“Büyüme” kesintisiz faaliyet olduğundan, sınırsız sermaye biriktirme sistemi olan kapitalizm ile ihtiyaçların yerini alan doyumsuz arzular ekonomi politikasının temeli olur.
Böylece “dindar-muhafazakâr hükümet” dinin meşru saydığı (haciyat, tekmiliyat ve tahsiniyat) sınırlarını aşan tüketim (tahrimiyat) için ruhlardaki tüketim tohumunu patlatıyor.
Bir kere bu tohum patladı mı artık nefs-i emmare ruhu istila eder, böylece “muhafazakâr dindar-eski İslamcı” canavarlaşır.
Bir bakmışsınız ilk hareket noktasında “iyi niyetle iyi bir menzil”e ulaşmak üzere harekete geçen Müslüman “yanlış yol”a girdiği için yol onun maksadını dönüştürmüş, yoldan çıkarmıştır.

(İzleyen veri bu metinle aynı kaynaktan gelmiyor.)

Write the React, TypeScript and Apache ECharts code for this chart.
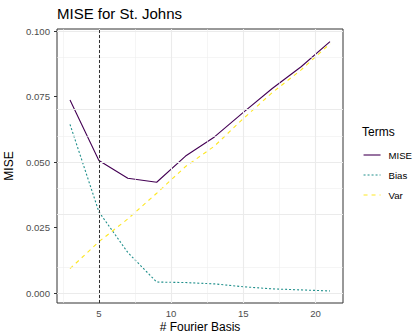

“Yanlış” yani gayrı meşru politikalar” dolayısıyla maksadı değişen Müslüman artık güç toplamaktan, gösteriş yapmaktan, manevi değerlerin içini boşaltmaktan, adaletsizliğe ve eşitsizliğe aldırmamaktan, yoksullara ve mahrumlara üstten bakmaktan, geldiği kökeni unutup görgüsüz giyinip tüketmekten rahatsız olmuyor; yaşadığı gibi inanmaya başladığından adaletsiz bir iktidara dört elle sarılıyor; münker ve menhiyatları, haksızlıkları tolere ediyor.
Şimdi soralım: Menzil neydi, bu yol doğru mudur?